190Restrictions on relief

(1)No deduction is allowed under section 189 in relation to an amount so far as—

(a)it is used to finance expenditure or investment outside the United Kingdom, or

(b)it is applied outside the United Kingdom in another way.

(2)No deduction is allowed under section 189 in relation to an amount owed so far as a deduction is allowed in respect of it under section 35 (bad and doubtful debts).

(3)No deduction is allowed under section 189 in relation to an amount owed so far as a payment under a contract of insurance has been received in relation to it.

(4)No deduction is allowed under section 189 in relation to an amount brought into account in calculating profits if relief under section 842 (unremittable income) may be claimed in relation to that amount.

191Withdrawal of relief

(1)This section applies if—

(a)some or all of an unremittable amount has been deducted from profits under section 189, and

(b)any of the following events occurs.

(2)The events are that—

(a)the amount or part of it ceases to be unremittable,

(b)the amount or part of it is used to finance expenditure or investment outside the United Kingdom,

(c)the amount or part of it is applied outside the United Kingdom in another way,

(d)the amount or part of it is exchanged for, or discharged by, an amount that is not unremittable,

(e)a deduction is allowed in respect of the amount or part of it under section 35 (bad and doubtful debts), and

(f)if the amount is an amount owed, a payment under a contract of insurance is received in relation to the amount or part of it.

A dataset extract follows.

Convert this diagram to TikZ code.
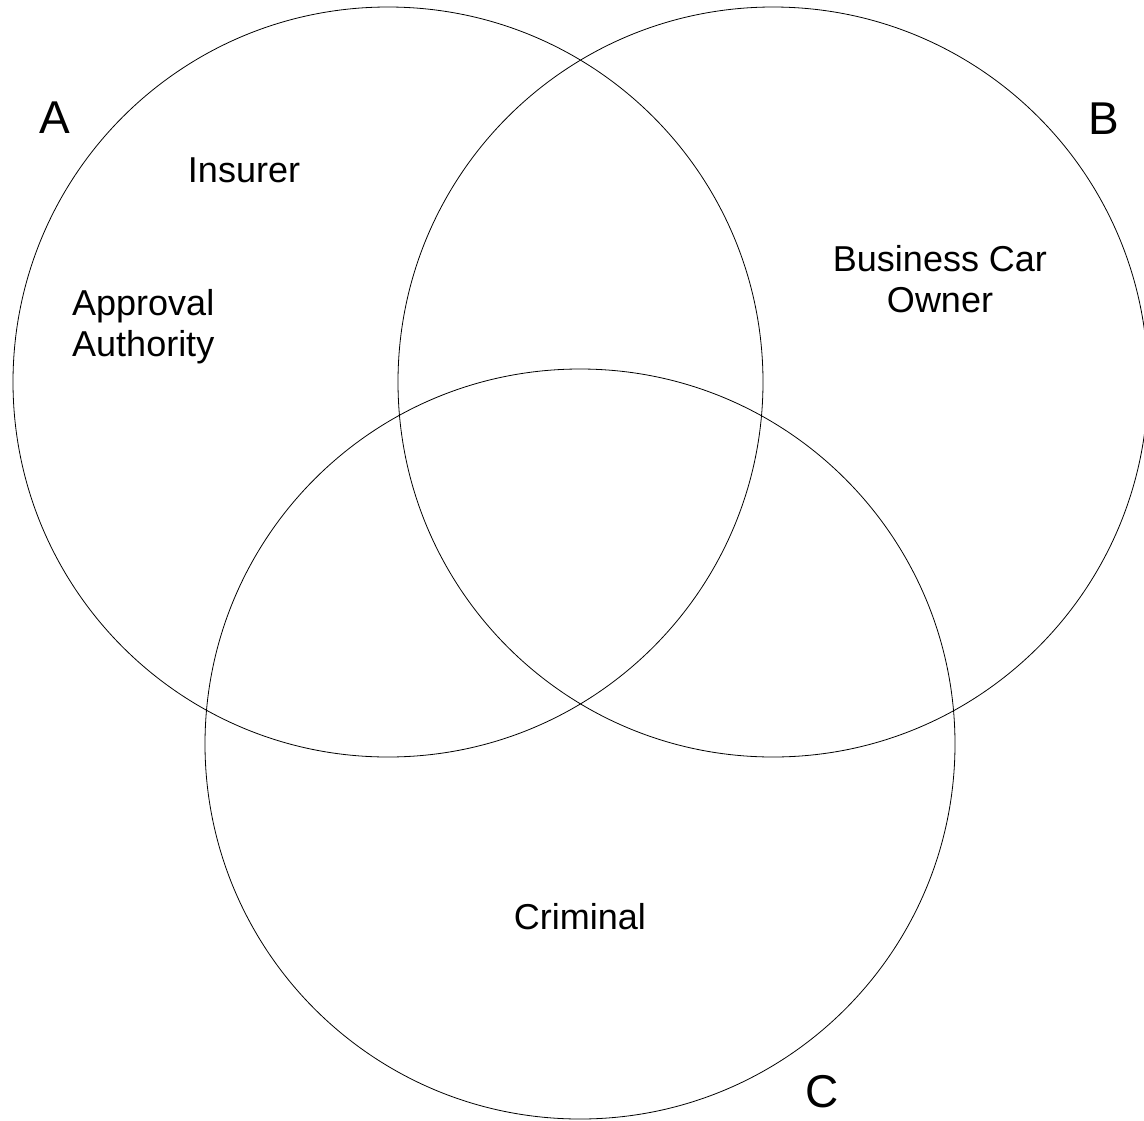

(3)The amount or the part of it in question is brought into account as a receipt in calculating the profits of the trade for the period of account in which the event occurs, but only so far as—

(a)it has been deducted from profits under section 189, and

(b)it has not already been brought into account as a receipt in calculating the profits of the trade as a result of this section.

(4)If the event is the receipt of a payment under a contract of insurance, the amount brought into account as a receipt must not exceed the amount of the payment.